The drama begins in a Kazakhstani detention center, where a prosecutor—bafflingly speaking Ukrainian—levels unspecified charges at the protagonist. After several tawdry moments the scene shifts to a Ukraine on the cusp of war. Konstantin (Cezary Łuszkiewicz), gazing out upon a vista of weary constructivism with a plastic countenance. His constitution perfectly endures a grating parody of scores akin to those by Hildur Guðnadóttir or Hans Zimmer—a tune that drones on till the film’s end. Soon, a chorus of political voices swells the audio track, deepening the sense of derivativeness.
In the manner of a third-rate spy thriller, a mysterious figure named Haide tasks the protagonist with evacuating the family of a Ukrainian military official from Russian-controlled territory.

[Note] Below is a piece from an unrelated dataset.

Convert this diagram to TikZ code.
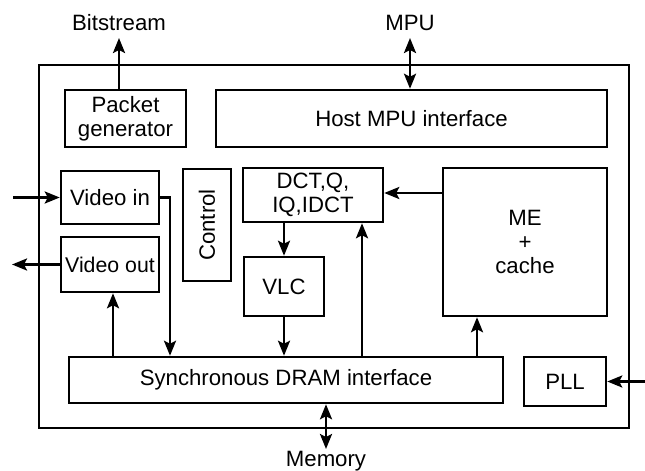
\documentclass[tikz,border=0pt]{standalone}
\usepackage{fontspec}
\setmainfont{Liberation Sans}
\usetikzlibrary{arrows.meta}
\tikzset{
  blk/.style={draw, line width=2.5pt, inner sep=0pt, align=center,
    font=\fontsize{22.2}{24}\selectfont},
  lbl/.style={inner sep=0pt, font=\fontsize{22.2}{24}\selectfont},
  arr/.style={line width=2.5pt, -{Stealth[length=15pt,width=12pt,inset=3pt]}},
  dbl/.style={line width=2.5pt, {Stealth[length=15pt,width=12pt,inset=3pt]}-{Stealth[length=15pt,width=12pt,inset=3pt]}},
}
\begin{document}
\begin{tikzpicture}[x=1pt,y=-1pt]
\useasboundingbox (0,0) rectangle (645,471);
\fill[white] (0,0) rectangle (645,471);

% chip outline
\node[blk, minimum width=590pt, minimum height=363pt] (chip) at (334,246.5) {};

% functional blocks
\node[blk, minimum width=121pt, minimum height=57pt] (pg) at (125.5,118.5) {Packet\\generator};
\node[blk, minimum width=391pt, minimum height=57pt] (host) at (411.5,118.5) {Host MPU interface};
\node[blk, minimum width=98pt, minimum height=53pt] (vin) at (110,197.5) {Video in};
\node[blk, minimum width=98pt, minimum height=55pt, font=\fontsize{21.3}{24}\selectfont] (vout) at (110,264.5) {Video out};
\node[blk, minimum width=48pt, minimum height=112pt] (ctrl) at (207,225) {\rotatebox{90}{Control}};
\node[blk, minimum width=140pt, minimum height=54pt] (dct) at (313,195) {DCT,Q,\\IQ,IDCT};
\node[blk, minimum width=80pt, minimum height=59pt] (vlc) at (284,286.5) {VLC};
\node[blk, minimum width=164pt, minimum height=148pt] (me) at (525,242) {ME\\+\\cache};
\node[blk, minimum width=434pt, minimum height=46pt] (sdram) at (286,380) {Synchronous DRAM interface};
\node[blk, minimum width=82pt, minimum height=49pt] (pll) at (565,381.5) {PLL};

% external terminals
\coordinate (bs) at (119,38);
\coordinate (mpu) at (410,38);
\coordinate (mem) at (326,449);
\coordinate (vsrc) at (13,0);
\coordinate (vdst) at (12,0);
\coordinate (clk) at (645,0);
\node[lbl] (bslbl) at (119,23) {Bitstream};
\node[lbl] (mpulbl) at (410,23) {MPU};
\node[lbl, anchor=base] (memlbl) at (326,466) {Memory};

% internal routing columns
\coordinate (cvin) at (170,0);
\coordinate (cvout) at (113,0);
\coordinate (cdct) at (362,0);
\coordinate (cme) at (477,0);
\coordinate (rme) at (0,193);

% connectors
\draw[arr] (pg.north -| bs) -- (bs);
\draw[dbl] (host.north -| mpu) -- (mpu);
\draw[arr] (vin.west -| vsrc) -- (vin.west);
\draw[arr] (vin.east) -| (sdram.north -| cvin);
\draw[arr] (vout.west) -- (vout.west -| vdst);
\draw[arr] (sdram.north -| cvout) -- (vout.south -| cvout);
\draw[arr] (dct.south -| vlc.north) -- (vlc.north);
\draw[arr] (vlc.south) -- (vlc.south |- sdram.north);
\draw[arr] (sdram.north -| cdct) -- (dct.south -| cdct);
\draw[arr] (sdram.north -| cme) -- (me.south -| cme);
\draw[arr] (me.west |- rme) -- (dct.east |- rme);
\draw[arr] (pll.east -| clk) -- (pll.east);
\draw[dbl] (sdram.south -| mem) -- (mem);
\end{tikzpicture}
\end{document}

Given Konstantin’s Kazakhstani citizenship—a nation amicable to Russia—and his ease at checkpoints, the mission seems within reach. Our hero, with affected magnanimity, declines monetary compensation, demanding instead safe passage codes from the military official to smooth his journey through the checkpoints. Upon refusal, he vows to continue his evacuations from the conflict zone, proclaiming he ‘can do no other.’ Beyond this, the film’s proceedings defy adequate description, so erratic are its form and narrative.
The antagonist, Russian Colonel Strelnikov (Vyacheslav Dovzhenko), like Kostyantyn, incites derision with his simplistic portrait, eliciting disdain not towards the character but towards the filmmakers. Despite attempts to show the complexity of ostensibly human—not merely political—relations and the determinism of barbarism, the story clumsily oscillates between romanticizing the brutality of the Russian invaders and caricaturing the piety of the Ukrainians. Moreover, the film suffers from glaring production flaws, from crude color grading to a literal desynchronisation of audio and visuals.
Cinéma des Lumière is hailed not merely because it is the oldest, but because it alone, unlike other arts, extracts the quintessence of existence from contemporaneity. Stanislav Tiunov’s film seems to align itself with Méliès instead, determined to offer a peculiar spectacle. The result illustrates how exploiting contemporary tragedies without due reverence leads not only to a moral fiasco, but to a dramaturgical one as well. The film concludes with a happy ending, but can the ongoing horror in reality truly be supplanted by such a sickeningly saccharine illusion on screen? Highly unlikely.